United States District Court, E.D. New York

December 29, 2017

SIERRA CLUB, INC., Plaintiff,
CON-STRUX, LLC., and MARK BRETZ, Defendants.


          Anne Y. Shields United States Magistrate Judge

         Plaintiff Sierra Club, LLC (“Plaintiff” or “Sierra Club”) commenced this action against Con-Strux, LLC (“Construx” or the “Company”) and Marc Bretz (“Bretz”) (collectively “Defendants”) seeking declaratory and injunctive relief, as well as civil penalties, pursuant to the Clean Water Act, 33 U.S.C. § 1251(a) (the “CWA” or the “Act”). Presently before the Court is Defendants' motion, pursuant to Rule 12(b)(6) of the Federal Rules of Civil Procedure, for failure to state a claim.

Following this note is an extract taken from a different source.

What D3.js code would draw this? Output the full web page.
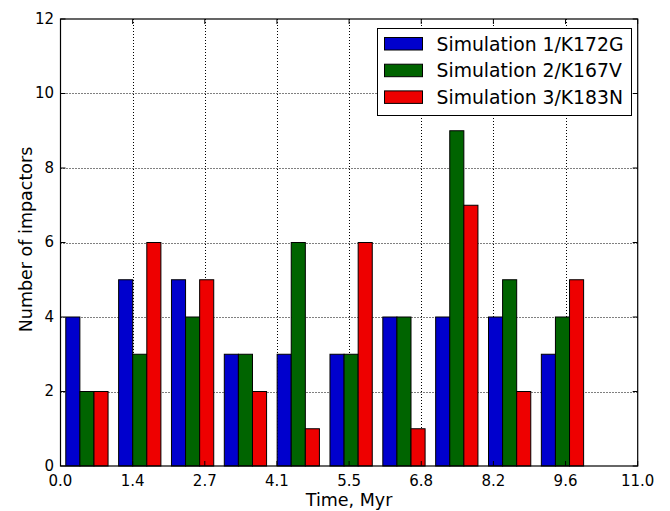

         I. Factual Background

         The facts considered herein are drawn from the Complaint, as well as affidavits and documents submitted by the parties that they have agreed to be considered in connection with this motion.

         A. The Parties

         Sierra Club is a not-for-profit environmental organization that is headquartered in Oakland, California. It has 67 chapters nationwide, including a group located within this District. Docket Entry (“DE”) 1 ¶ 8. Plaintiff's self-described mission is to “explore, enjoy, and protect the planet; to practice and promote responsible use of the earth's ecosystems and resources, to educate and enlist humanity to protect and restore the quality of the natural and human environment; and to use all lawful means to carry out these objectives.” Id. Among other activities, Sierra Club seeks to achieve its mission via participation in legal and administrative forums.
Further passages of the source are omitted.